📄 中文摘要
针对北极严苛环境下驯鹿(Rangifer tarandus)数量下降的挑战,提出了一种弱监督框架,旨在实现大规模、高精度的野生动物检测和计数。当前,依赖人工判读的图像分析方法耗时且易错,尤其是在背景异质性强、空旷地形占主导、以及目标物体(如驯鹿)在不同场景(如雪地、苔原、水域)中外观变化大、尺度差异显著、数量密集或稀疏等复杂条件下,自动检测面临巨大挑战。此外,由于北极区域的偏远性,获取大规模标注数据成本极高,进一步限制了传统全监督深度学习方法的应用。本框架通过利用有限或不完整的标注信息,例如仅提供图像级标签或稀疏点注释,训练能够识别和计数驯鹿的模型。核心技术包括多实例学习(Multiple Instance Learning, MIL)范式,将图像视为包含多个潜在驯鹿实例的“包”,并通过学习包的标签来推断单个实例的存在。同时,结合自监督学习策略,利用未标注数据中的内在结构信息,提升模型在不同环境下的泛化能力。为了克服目标尺度变化和密集分布问题,引入了基于密度图回归的方法,将计数任务转化为预测像素级密度图,从而实现更精确的数量估计和定位。针对背景异质性,设计了鲁棒的特征提取模块,能够区分前景目标与复杂背景。该框架在实际北极驯鹿数据集上进行了验证,展示了其在低标注成本下实现高精度检测和计数的潜力,为野生动物监测和保护提供了有效工具,并为后续基于证据的保护行动和政策制定提供数据支持。
📄 English Summary
Weakly supervised framework for wildlife detection and counting in challenging Arctic environments: a case study on caribou (Rangifer tarandus)

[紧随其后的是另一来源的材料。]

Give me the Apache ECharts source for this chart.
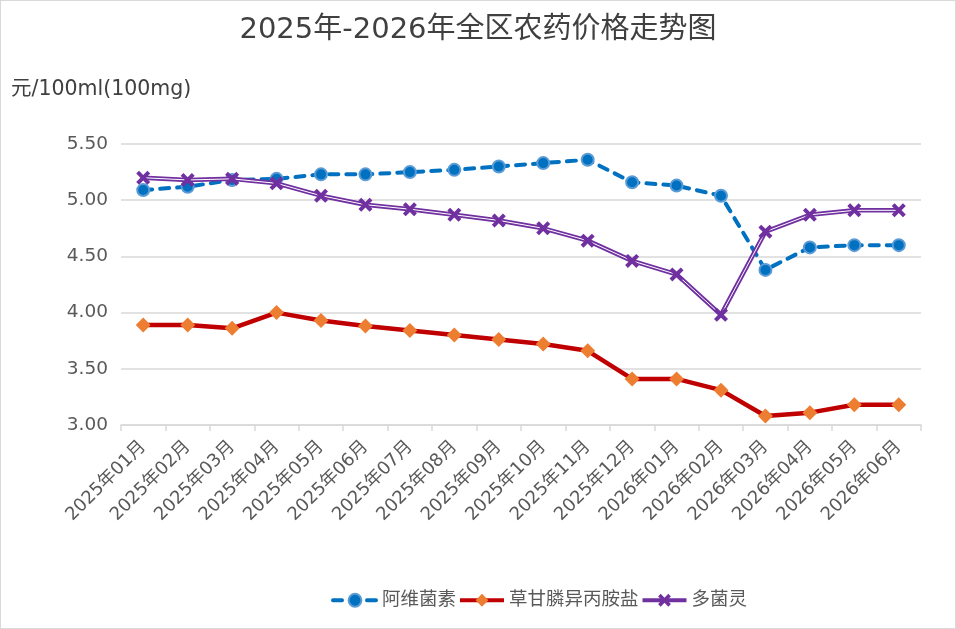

Addressing the decline of caribou (Rangifer tarandus) populations across the Arctic, a weakly supervised framework is proposed for scalable and accurate wildlife detection and counting in challenging environments. Manual interpretation of imagery is labor-intensive and prone to errors, particularly given severe background heterogeneity, dominant empty terrain, significant variations in target appearance across scenes (e.g., snow, tundra, water), diverse object scales, and varying densities (sparse to crowded). Furthermore, the remote nature of Arctic regions makes acquiring large-scale annotated data prohibitively expensive, thus limiting the applicability of traditional fully supervised deep learning methods. This framework leverages limited or incomplete annotation information, such as image-level labels or sparse point annotations, to train models capable of identifying and counting caribou. Key techniques include a Multiple Instance Learning (MIL) paradigm, where images are treated as 'bags' containing potential caribou instances, inferring individual instance presence from bag labels. Concurrently, self-supervised learning strategies are incorporated to exploit intrinsic structural information within unlabeled data, enhancing model generalization across diverse environments. To address target scale variations and dense distributions, a density map regression approach is introduced, reformulating the counting task as predicting pixel-level density maps for more accurate quantity estimation and localization. For background heterogeneity, a robust feature extraction module is designed to differentiate foreground targets from complex backgrounds. The framework is validated on real-world Arctic caribou datasets, demonstrating its potential for achieving high-precision detection and counting with low annotation costs. This provides an effective tool for wildlife monitoring and conservation, offering data support for evidence-based conservation actions and policy decisions.